Of course, there have been other criticisms of the CAP. One of these has been that, with its emphasis on high prices and support buying, it is too oriented towards the needs of producers—and inefficient producers at that. I myself have made this point. That is why I made it clear in my statement to the Council last June that the Community's pricing policy should take account of the needs of efficient producers and the supply-demand situation. Recent pricing decisions have reinforced the tendency for Community prices to be reduced in real terms. Paragraph 21 of Command 6003 gives specific examples of this for various commodities, and points out that, with the exception of beef, world market prices rose substantially in real terms over the last few years. This fact alone bears out the doubts I expressed earlier about the claims of those who see our pursuing a cheap food policy outside the Community.
This trend in world prices also has a bearing on the interests of consumers, this, too, being something on which we set considerable store in the renegotiation. Our consumer subsidies on a range of basic foods are likely to amount to some £550 million over the next year. These have not been questioned, and indeed the Community has itself contributed to the consumer subsidy on butter. Apart from this, and the downward pressure on real prices, the consumer interest has been met in a number of ways. The changes in the beef régime are one example. So, too, are the Community subsidies for sales of beef to pensioners. This is something which our meat trade has welcomed.

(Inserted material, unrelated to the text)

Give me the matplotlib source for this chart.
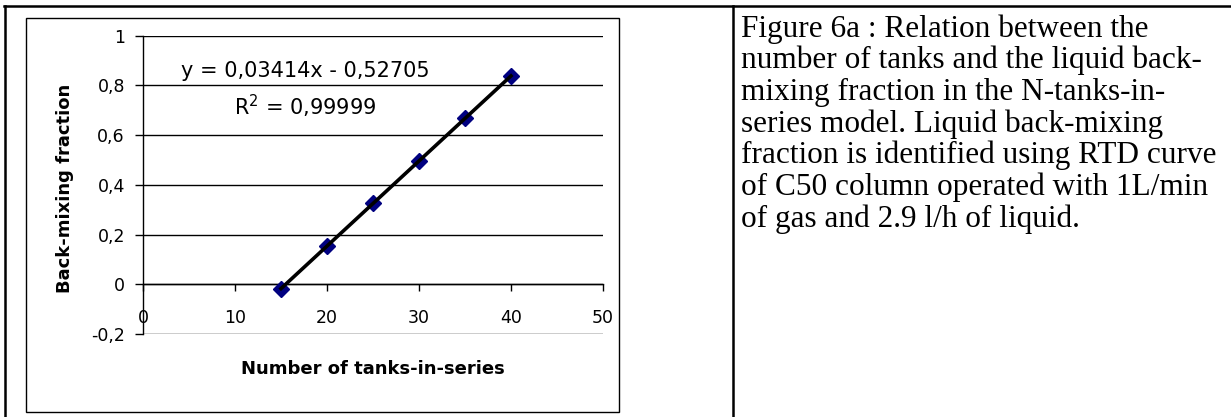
import numpy as np
import matplotlib
matplotlib.use('Agg')
import matplotlib.pyplot as plt
import matplotlib.lines as lines
import matplotlib.patches as patches

# data
tanks = [15, 20, 25, 30, 35, 40]
backmix = [-0.02, 0.155, 0.327, 0.497, 0.668, 0.836]
x_ticks = [0, 10, 20, 30, 40, 50]
y_ticks = [-0.2, 0, 0.2, 0.4, 0.6, 0.8, 1]
y_ticklabels = ['-0,2', '0', '0,2', '0,4', '0,6', '0,8', '1']
eq_text = 'y = 0,03414x - 0,52705'
r2_text = 'R$^2$ = 0,99999'
caption = ['Figure 6a : Relation between the',
           'number of tanks and the liquid back-',
           'mixing fraction in the N-tanks-in-',
           'series model. Liquid back-mixing',
           'fraction is identified using RTD curve',
           'of C50 column operated with 1L/min',
           'of gas and 2.9 l/h of liquid.']

W, H = 1231, 417
fig = plt.figure(figsize=(W / 100, H / 100), dpi=100)
plt.rcParams['mathtext.fontset'] = 'dejavusans'

def fx(px):
    return px / W

def fy(py):
    return 1 - py / H

# table borders
fig.add_artist(lines.Line2D([fx(4), 1], [fy(6), fy(6)], color='black', lw=1.8))
fig.add_artist(lines.Line2D([fx(5), fx(5)], [0, fy(6)], color='black', lw=1.8))
fig.add_artist(lines.Line2D([fx(733), fx(733)], [0, fy(6)], color='black', lw=1.8))

# chart frame
fig.add_artist(patches.Rectangle((fx(26), fy(412)), fx(619) - fx(26), fy(18) - fy(412),
                                 transform=fig.transFigure, fill=False, ec='black', lw=1))

ax = fig.add_axes([fx(143), fy(334), fx(603) - fx(143), fy(35.7) - fy(334)])
for s in ['top', 'right']:
    ax.spines[s].set_visible(False)
ax.spines['bottom'].set_position(('data', 0))
ax.spines['left'].set_linewidth(1)
ax.spines['bottom'].set_linewidth(1)

ax.set_xlim(0, 50)
ax.set_ylim(-0.2, 1)

sans = 'DejaVu Sans'
ax.set_xticks(x_ticks)
ax.set_xticklabels([str(t) for t in x_ticks])
ax.set_yticks(y_ticks)
ax.set_yticklabels(y_ticklabels)
ax.tick_params(axis='x', direction='out', length=5, width=1, pad=13, labelsize=12.5)
ax.tick_params(axis='y', direction='out', length=6, width=1, pad=7, labelsize=12.5)
for lab in ax.get_xticklabels() + ax.get_yticklabels():
    lab.set_family(sans)
ax.yaxis.grid(True, color='black', lw=1)
ax.set_axisbelow(True)

ax.plot(tanks, backmix, linestyle='none', marker='D', ms=8, color='#000080', zorder=3)
k, b = np.polyfit(tanks, backmix, 1)
xs = np.array([tanks[0], tanks[-1]])
ax.plot(xs, k * xs + b, color='black', lw=2.6, zorder=4)

fig.text(fx(305), fy(71), eq_text, fontsize=15, family=sans, ha='center', va='center')
fig.text(fx(305), fy(106), r2_text, fontsize=15, family=sans, ha='center', va='center')

fig.text(fx(373), fy(369), 'Number of tanks-in-series', fontsize=13, family=sans,
         weight='bold', ha='center', va='center')
fig.text(fx(65), fy(188), 'Back-mixing fraction', fontsize=13, family=sans,
         weight='bold', ha='center', va='center', rotation=90)

for i, line in enumerate(caption):
    fig.text(fx(741), fy(36.5 + i * 31.7), line, fontsize=22.5, family='Liberation Serif',
             ha='left', va='baseline')

fig.savefig('out.png', dpi=100)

Perhaps the best example of all is the obligation which the Community has accepted to maintain supplies of sugar by buying supplies on the world market and selling them to consumers at the lower Community price. This alone has provided a subsidy of nearly £40 million to United Kingdom consumers. The significance of these measures can be seen from the payments made from FEOGA to our own Intervention Board during 1973 and 1974. Of the £175 million we received, over £80 million, or nearly 50 per cent. was for import subsidies, and a further 13 per cent., £22 million, was for direct consumer subsidies. By contrast, only about 5 per cent. of the total was for intervention and storage. This should at least give food for thought to those who maintain that the sole objective of the CAP is to take produce off the market so as to keep up prices.
If the CAP is to work properly it must avoid the creation of surpluses in the first place. This is one of the points which the Commission has recognised in its stocktaking report, which holds out prospects of further improvements of the kind we want to see. We shall be discussing the report in the Council. The discussions are bound to take time, and I do not want to say more at this stage other than that we shall continue to press hard for the changes which we believe to be necessary.
If we succeed in securing them there is nothing that our own highly efficient industry need fear. I stress that last point because, inevitably perhaps in view of the criticisms which have been made, I have given more prominence to the needs of the consumer. However, we must never forget the overriding need to secure economic and efficient production. We must remember that our farmers, who are probably the most efficient in the world, must be given fair prices and reasonable prices to produce the food that we need. This is not just good for the farmer but it is good for the consumer. That must be stressed.